On 8/12/20 6:25 AM, Robert Elz wrote:
I think it might be just %Z (rarely) and %p (sometimes) which ever produce an empty string. How many of those other APIs would ever be given either "%Z" or "%p" as their arg?
It's pretty common to design a general-purpose API that is a wrapper around strftime. For example, Emacs has a function 'emacs_nmemftime' that is a wrapper around strftime that also allows formats containing NUL bytes (as these are allowed in Emacs strings). An Emacs Lisp program supplied by the user can invoke (format-time-string "%p") which invokes emacs_nmemftime which in turn invokes strftime with a "%p" argument. (The actual code is a bit more complicated than this, but for now let's assume this simpler version.) Now, emacs_nmemftime could be modified to treat formats like "%p%Z" as special cases, and format " %p%Z" instead and discard the leading space in the output. Or, we could modify emacs_nmemftime to always make a copy of the format with an extra space in it, call strftime, and then remove the leading space in the result. Or, we could document 'format-time-string' to mishandle formats like "%p%Z" in some cases. But none of these alternatives are good, for obvious reasons. They're all hacks to work around the deficiency in the C11 strftime API. Since POSIX is fixing strftime errno deficiencies anyway in other areas, by defining what to do with out-of-range times, it might as well fix this deficiency with "%p" too, while it's at it.

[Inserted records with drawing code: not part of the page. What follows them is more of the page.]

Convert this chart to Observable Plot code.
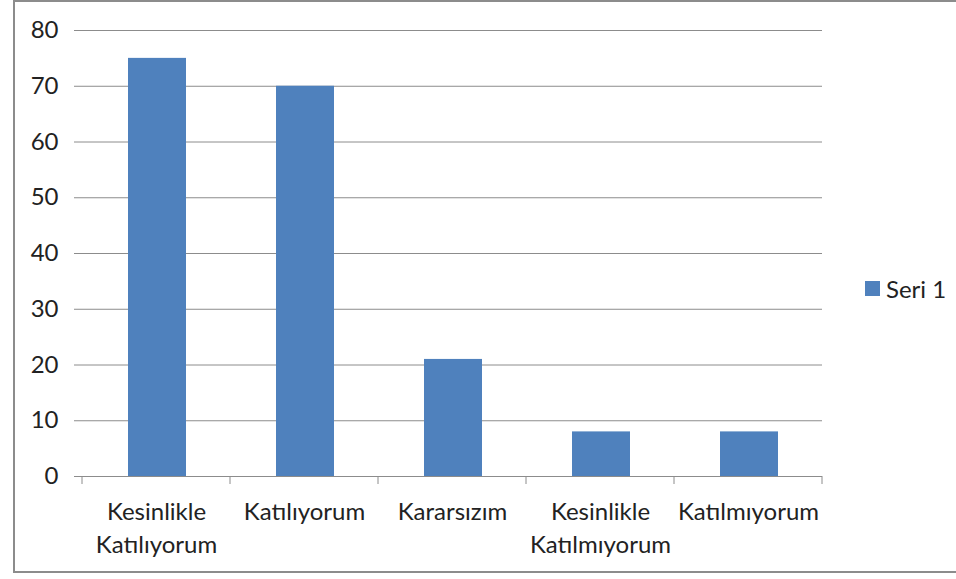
<!DOCTYPE html>
<html>
<head>
<meta charset="utf-8">
<script src="https://cdn.jsdelivr.net/npm/d3@7"></script>
<script src="https://cdn.jsdelivr.net/npm/@observablehq/plot@0.6"></script>
<style>
  html, body { margin: 0; padding: 0; background: #fff; }
  #wrap { position: relative; width: 956px; height: 579px; overflow: hidden; font-family: Lato, "Open Sans", sans-serif; }
  #border { position: absolute; left: 13px; top: 0px; width: 1000px; height: 573px; border: 2px solid #8c8c8c; box-sizing: border-box; }
  #chart { position: absolute; left: 0; top: 0; }
  #legend { position: absolute; left: 865px; top: 274px; display: flex; align-items: center; font-size: 24px; color: #222; }
  #legend .sw { width: 15px; height: 15px; margin-right: 6px; }
</style>
</head>
<body>
<div id="wrap">
  <div id="border"></div>
  <div id="chart"></div>
  <div id="legend"></div>
</div>
<script>
const categories = ["Kesinlikle\nKatılıyorum", "Katılıyorum", "Kararsızım", "Kesinlikle\nKatılmıyorum", "Katılmıyorum"];
const values = [75, 70, 21, 8, 8];
const seriesName = "Seri 1";
const yTicks = [0, 10, 20, 30, 40, 50, 60, 70, 80];
const barColor = "#4F81BD";
const lineColor = "#8c8c8c";
const textColor = "#222";

const data = categories.map((c, i) => ({category: c, value: values[i]}));

const chart = Plot.plot({
  width: 956,
  height: 579,
  marginLeft: 82,
  marginRight: 134,
  marginTop: 30,
  marginBottom: 103,
  style: {fontFamily: "Lato, 'Open Sans', sans-serif", fontSize: "24px", color: textColor, background: "transparent"},
  x: {domain: categories, padding: 0, label: null},
  y: {domain: [0, 80], label: null},
  marks: [
    Plot.gridY(yTicks, {stroke: lineColor, strokeOpacity: 1}),
    Plot.barY(data, {x: "category", y: "value", fill: barColor, insetLeft: 46, insetRight: 44}),
    Plot.ruleX([0], {frameAnchor: "left", stroke: lineColor}),
    Plot.axisY({ticks: yTicks, tickSize: 8, tickPadding: 16, stroke: lineColor, fill: textColor, fontSize: 24, label: null}),
    Plot.axisX({tickSize: 0, tickPadding: 20, lineHeight: 1.38, lineAnchor: "top", fill: textColor, fontSize: 24, label: null}),
    Plot.ruleY([0], {stroke: lineColor})
  ]
});

document.getElementById("chart").appendChild(chart);

// category boundary tick marks below the x axis, from the library's x and y scales
const xs = chart.scale("x");
const ys = chart.scale("y");
const y0 = ys.apply(0);
const bounds = categories.map(c => xs.apply(c)).concat([xs.apply(categories[categories.length - 1]) + xs.bandwidth]);
const svg = d3.select(chart);
svg.append("g").selectAll("line").data(bounds).join("line")
  .attr("x1", d => d).attr("x2", d => d)
  .attr("y1", y0).attr("y2", y0 + 8)
  .attr("stroke", lineColor);

const legend = document.getElementById("legend");
legend.innerHTML = `<div class="sw" style="background:${barColor}"></div><span>${seriesName}</span>`;
</script>
</body>
</html>
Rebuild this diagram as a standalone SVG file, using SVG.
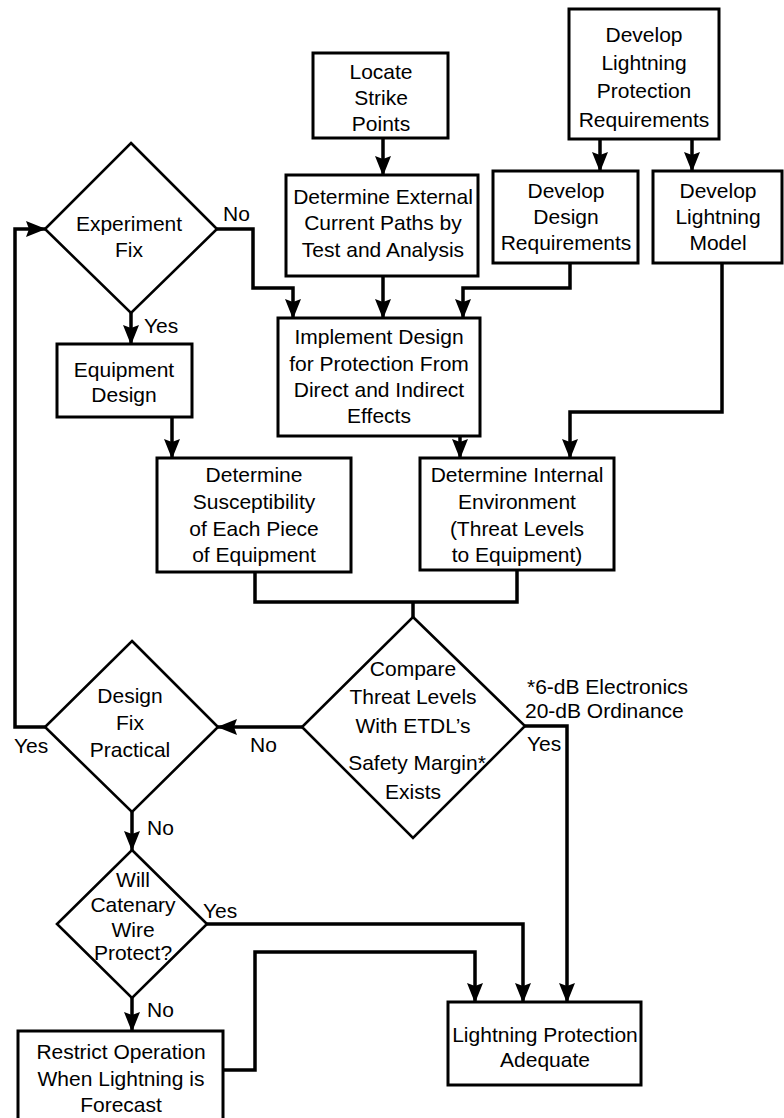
<svg xmlns="http://www.w3.org/2000/svg" width="784" height="1118" viewBox="0 0 784 1118">
<style>
.box{fill:#fff;stroke:#000;stroke-width:3}
.dia{fill:#fff;stroke:#000;stroke-width:2.6}
.con{fill:none;stroke:#000;stroke-width:3.5;stroke-linejoin:miter}
.arr{marker-end:url(#ah)}
text{font-family:"Liberation Sans",Arial,sans-serif;font-size:21px;fill:#000}
.c{text-anchor:middle}
</style>
<defs>
<marker id="ah" markerUnits="userSpaceOnUse" markerWidth="20" markerHeight="16" refX="19" refY="8" orient="auto">
<path d="M0,0 L20,8 L0,16 L3,8 z" fill="#000"/>
</marker>
</defs>
<rect width="784" height="1118" fill="#fff"/>
<g id="connectors">
<path class="con arr" d="M383,138 V175"/>
<path class="con arr" d="M600,139 V171"/>
<path class="con arr" d="M692,139 V171"/>
<path class="con arr" d="M383,276 V318"/>
<path class="con arr" d="M217,229 H253 V288 H293 V318"/>
<path class="con arr" d="M570,263 V288 H463 V318"/>
<path class="con arr" d="M131,313 V344"/>
<path class="con arr" d="M172,417 V458"/>
<path class="con arr" d="M460,436 V458"/>
<path class="con arr" d="M722,263 V412 H570 V458"/>
<path class="con" d="M255,572 V602 H517 V570"/>
<path class="con" d="M413,602 V617"/>
<path class="con arr" d="M302,727 H218"/>
<path class="con arr" d="M525,726 H567 V1002"/>
<path class="con arr" d="M45,727 H15 V229 H45"/>
<path class="con arr" d="M132,812 V850"/>
<path class="con arr" d="M207,924 H523 V1002"/>
<path class="con arr" d="M132,998 V1031"/>
<path class="con arr" d="M223,1070 H255 V952 H475 V1002"/>
<text x="223" y="221">No</text>
<text x="144" y="333">Yes</text>
<text x="250" y="752">No</text>
<text x="14" y="753">Yes</text>
<text x="147" y="835">No</text>
<text x="203" y="918">Yes</text>
<text x="147" y="1017">No</text>
<text x="527" y="751">Yes</text>
</g>
<g id="locate">
<rect class="box" x="313" y="53" width="135" height="85"/>
<text class="c" x="381" y="79">Locate</text>
<text class="c" x="381" y="105">Strike</text>
<text class="c" x="381" y="131">Points</text>
</g>
<g id="dlpr">
<rect class="box" x="569" y="9" width="150" height="130"/>
<text class="c" x="644" y="42">Develop</text>
<text class="c" x="644" y="70">Lightning</text>
<text class="c" x="644" y="98">Protection</text>
<text class="c" x="644" y="127">Requirements</text>
</g>
<g id="external">
<rect class="box" x="286" y="175" width="192" height="101"/>
<text class="c" x="383" y="204">Determine External</text>
<text class="c" x="383" y="230">Current Paths by</text>
<text class="c" x="383" y="257">Test and Analysis</text>
</g>
<g id="ddr">
<rect class="box" x="493" y="171" width="145" height="92"/>
<text class="c" x="566" y="198">Develop</text>
<text class="c" x="566" y="224">Design</text>
<text class="c" x="566" y="250">Requirements</text>
</g>
<g id="model">
<rect class="box" x="653" y="171" width="129" height="92"/>
<text class="c" x="718" y="198">Develop</text>
<text class="c" x="718" y="224">Lightning</text>
<text class="c" x="718" y="250">Model</text>
</g>
<g id="experiment">
<polygon class="dia" points="131,143 217,229 131,313 45,229"/>
<text class="c" x="129" y="231">Experiment</text>
<text class="c" x="129" y="257">Fix</text>
</g>
<g id="equipment">
<rect class="box" x="57" y="344" width="135" height="73"/>
<text class="c" x="124" y="377">Equipment</text>
<text class="c" x="124" y="402">Design</text>
</g>
<g id="implement">
<rect class="box" x="278" y="318" width="202" height="118"/>
<text class="c" x="379" y="344">Implement Design</text>
<text class="c" x="379" y="371">for Protection From</text>
<text class="c" x="379" y="397">Direct and Indirect</text>
<text class="c" x="379" y="423">Effects</text>
</g>
<g id="susceptibility">
<rect class="box" x="157" y="458" width="194" height="114"/>
<text class="c" x="254" y="482">Determine</text>
<text class="c" x="254" y="509">Susceptibility</text>
<text class="c" x="254" y="536">of Each Piece</text>
<text class="c" x="254" y="562">of Equipment</text>
</g>
<g id="internal">
<rect class="box" x="420" y="458" width="194" height="112"/>
<text class="c" x="517" y="482">Determine Internal</text>
<text class="c" x="517" y="509">Environment</text>
<text class="c" x="517" y="536">(Threat Levels</text>
<text class="c" x="517" y="562">to Equipment)</text>
</g>
<g id="compare">
<polygon class="dia" points="413,617 525,726 413,838 302,727"/>
<text class="c" x="413" y="676">Compare</text>
<text class="c" x="413" y="704">Threat Levels</text>
<text class="c" x="413" y="733">With ETDL’s</text>
<text class="c" x="417" y="770">Safety Margin*</text>
<text class="c" x="413" y="799">Exists</text>
</g>
<g id="footnote">
<text x="527" y="694">*6-dB Electronics</text>
<text x="525" y="718">20-dB Ordinance</text>
</g>
<g id="designfix">
<polygon class="dia" points="132,641 218,727 132,812 45,727"/>
<text class="c" x="130" y="703">Design</text>
<text class="c" x="130" y="730">Fix</text>
<text class="c" x="130" y="757">Practical</text>
</g>
<g id="catenary">
<polygon class="dia" points="132,850 207,924 132,998 57,924"/>
<text class="c" x="133" y="887">Will</text>
<text class="c" x="133" y="912">Catenary</text>
<text class="c" x="133" y="937">Wire</text>
<text class="c" x="133" y="960">Protect?</text>
</g>
<g id="restrict">
<rect class="box" x="18" y="1031" width="205" height="95"/>
<text class="c" x="121" y="1059">Restrict Operation</text>
<text class="c" x="121" y="1086">When Lightning is</text>
<text class="c" x="121" y="1112">Forecast</text>
</g>
<g id="adequate">
<rect class="box" x="448" y="1002" width="193" height="83"/>
<text class="c" x="545" y="1042">Lightning Protection</text>
<text class="c" x="545" y="1067">Adequate</text>
</g>
</svg>
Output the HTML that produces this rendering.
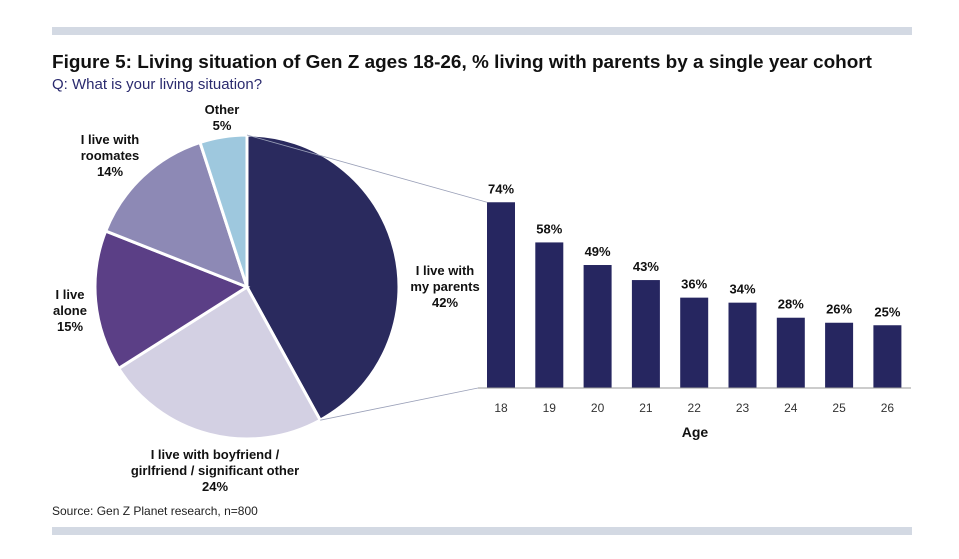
<!DOCTYPE html>
<html><head><meta charset="utf-8"><style>
body{margin:0;background:#fff;}
svg text{font-family:"Liberation Sans",sans-serif;}
</style></head><body>
<svg width="959" height="554" viewBox="0 0 959 554">
<rect x="52" y="27" width="860" height="8" fill="#d3d9e3"/>
<rect x="52" y="527" width="860" height="8" fill="#d3d9e3"/>
<text x="52" y="68" font-size="18.5" font-weight="bold" fill="#111" textLength="820" lengthAdjust="spacingAndGlyphs">Figure 5: Living situation of Gen Z ages 18-26, % living with parents by a single year cohort</text>
<text x="52" y="89" font-size="15" fill="#2a2a6e">Q: What is your living situation?</text>
<text x="52" y="515" font-size="12" fill="#222">Source: Gen Z Planet research, n=800</text>
<g id="pie"></g>
<g id="bars"></g>
</svg>
<script>
const pieLabels=[["I live with","my parents","42%"],["I live with boyfriend /","girlfriend / significant other","24%"],["I live","alone","15%"],["I live with","roomates","14%"],["Other","5%"]];
const pieValues=[42,24,15,14,5];
const ages=["18","19","20","21","22","23","24","25","26"];
const parentPct=[74,58,49,43,36,34,28,26,25];
const NS="http://www.w3.org/2000/svg";
function mk(t,a,p){const e=document.createElementNS(NS,t);for(const k in a)e.setAttribute(k,a[k]);p.appendChild(e);return e;}
const pie=document.getElementById('pie');
const cx=247,cy=287,r=152;
const colors=["#2a2a5e","#d3d0e3","#5b3f86","#8d89b5","#9ec8de"];
const labelPos=[[445,275],[215,459],[70,299],[110,144],[222,114]];
const total=pieValues.reduce((a,b)=>a+b,0);
let acc=0;let parentsEnd=null;
pieValues.forEach((v,i)=>{
 const a0=acc/total*2*Math.PI;acc+=v;const a1=acc/total*2*Math.PI;
 const x0=cx+r*Math.sin(a0),y0=cy-r*Math.cos(a0),x1=cx+r*Math.sin(a1),y1=cy-r*Math.cos(a1);
 if(i===0)parentsEnd=[x1,y1];
 const p=mk('path',{d:`M${cx},${cy}L${x0},${y0}A${r},${r} 0 ${a1-a0>Math.PI?1:0} 1 ${x1},${y1}Z`,fill:colors[i],stroke:'#fff','stroke-width':3},pie);
 
 
 const t=mk('text',{x:labelPos[i][0],y:labelPos[i][1],'font-size':13,'font-weight':'bold','text-anchor':'middle',fill:'#111'},pie);
 
 
 pieLabels[i].forEach((s,j)=>{const ts=mk('tspan',{x:labelPos[i][0],dy:j?16:0},t);ts.textContent=s;});
});
const bars=document.getElementById('bars');
const base=388,pxPer=2.51,x0b=487,step=48.3,bw=28;
const xb=i=>x0b+i*step, yb=v=>base-v*pxPer;
let l1=mk('line',{x1:cx,y1:cy-r,x2:xb(0),y2:yb(parentPct[0]),stroke:'#9aa0b8','stroke-width':0.8},bars);

let l2=mk('line',{x1:parentsEnd[0],y1:parentsEnd[1],x2:xb(0)-9,y2:base,stroke:'#9aa0b8','stroke-width':0.8},bars);

parentPct.forEach((v,i)=>{
 const b=mk('rect',{x:xb(i),y:yb(v),width:bw,height:v*pxPer,fill:'#262660'},bars);
 
 
 const t=mk('text',{x:xb(i)+bw/2,y:yb(v)-9,'font-size':13,'font-weight':'bold','text-anchor':'middle',fill:'#111'},bars);
 t.textContent=v+'%';
 
 
 const a=mk('text',{x:xb(i)+bw/2,y:412,'font-size':12,'text-anchor':'middle',fill:'#333'},bars);
 a.textContent=ages[i];
 
 
});
const ax=mk('line',{x1:478,y1:base,x2:911,y2:base,stroke:'#999','stroke-width':1},bars);

const at=mk('text',{x:695,y:437,'font-size':14,'font-weight':'bold','text-anchor':'middle',fill:'#111'},bars);
at.textContent='Age';

</script>
</body></html>
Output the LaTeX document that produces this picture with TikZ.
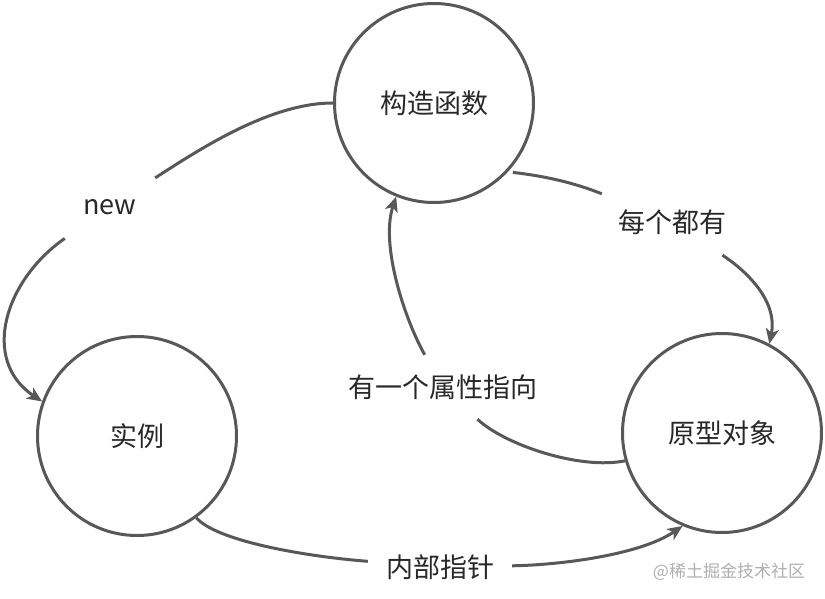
\documentclass[tikz,border=0pt]{standalone}
\usepackage{fontspec}
\setmainfont{Noto Sans CJK SC}
\usetikzlibrary{arrows.meta}
\definecolor{linec}{RGB}{88,88,88}
\definecolor{textc}{RGB}{40,40,40}
\definecolor{wmc}{RGB}{175,175,175}
\begin{document}
\begin{tikzpicture}[x=1pt,y=-1pt,
  circ/.style={circle,draw=linec,line width=3pt,minimum size=199pt,inner sep=0pt,
    font=\fontsize{27pt}{30pt}\selectfont,text=textc},
  lbl/.style={inner sep=0pt,font=\fontsize{27pt}{30pt}\selectfont,text=textc},
  plain/.style={draw=linec,line width=3pt},
  conn/.style={plain,-{Stealth[length=15pt,width=13pt,inset=4pt]}}]
\fill[white] (0,0) rectangle (825,599);
\useasboundingbox (0,0) rectangle (825,599);

\node[circ] (A) at (434,103) {构造函数};
\node[circ] (B) at (137,436) {实例};
\node[circ] (C) at (722,433) {原型对象};

\node[lbl,minimum width=90pt,minimum height=64pt] (lnew) at (110,207) {new};
\node[lbl,minimum width=140pt,minimum height=66pt] (lmei) at (672,222) {每个都有};
\node[lbl,minimum width=200pt,minimum height=64pt] (lattr) at (443,387) {有一个属性指向};
\node[lbl,minimum width=144pt,minimum height=40pt] (lptr) at (440,567) {内部指针};
\node[font=\fontsize{17pt}{20pt}\selectfont,text=wmc,inner sep=0pt] (wm) at (729,572) {@稀土掘金技术社区};

% new
\draw[plain] (A.180) .. controls (270,103) and (200,149) .. (lnew);
\draw[conn] (lnew) .. controls (5,280) and (-20,360) .. (B.160);
% 每个都有
\draw[plain,shorten <=5pt] (A.-43) .. controls (545,176) and (575,183) .. (lmei);
\draw[conn] (lmei) .. controls (745,270) and (778,300) .. (C.62);
% 有一个属性指向
\draw[plain] (C.196) .. controls (580,470) and (505,445) .. (lattr);
\draw[conn] (lattr) .. controls (405,320) and (380,245) .. (A.248);
% 内部指针
\draw[plain] (B.-54) .. controls (215,540) and (300,556) .. (lptr);
\draw[conn] (lptr) .. controls (560,565) and (640,555) .. (C.247);
\end{tikzpicture}
\end{document}
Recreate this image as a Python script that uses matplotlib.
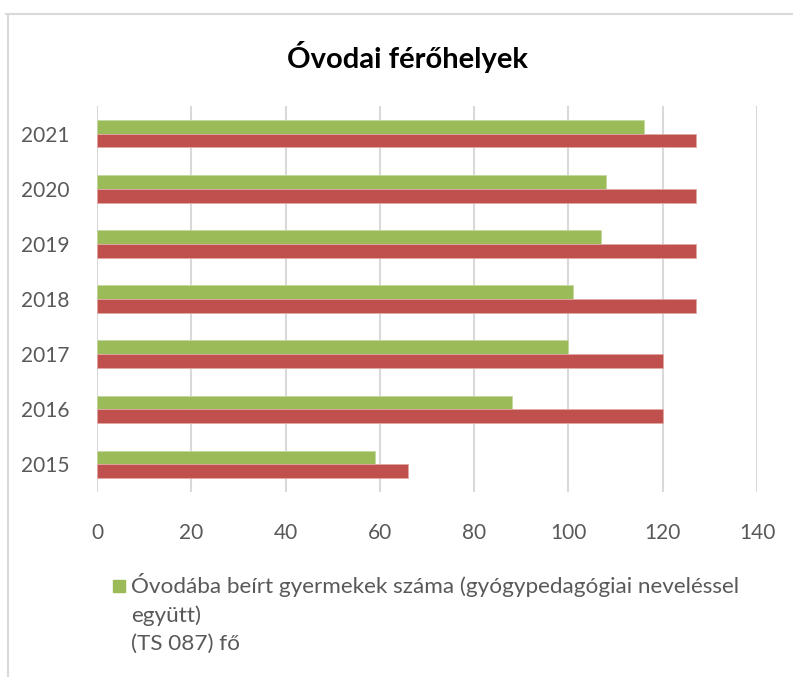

The problem with this one is that all implementations need to support it, or it is worthless.
That same objection applies to the EOVERFLOW errno change that is already in the POSIX strftime draft, as well as to many of the other changes in the POSIX draft, so evidently it's not a fatal objection.
[for mktime] ... In most cases it is safe to simply assume that won't be the case, and simply treat -1 as the error indicator only That isn't safe in general-purpose routines.
when more is needed, the check is not all that difficult (after a successful return, which is what it would be if the -1 indicates that 1969 date, the tm has been normalised, Dec 31, 1969 was a Wednesday, so set tm_wday to 0, and then check if on return it has become 3 or 4
I've used that hack too, but neither POSIX nor C11 require the hack to work. What I'd propose is that the standard specifies that mktime must not not update tm_yday when it fails. This matches all implementations that I know of, and allows the hack to work. The variant that I use is to set tm_yday to -1 before calling mktime, and test whether it's negative afterwards.
Another way, if -1 is returned, is to take the original struct tm do tm_sec++ and then mktime() again.
This won't work if tm_sec == INT_MAX.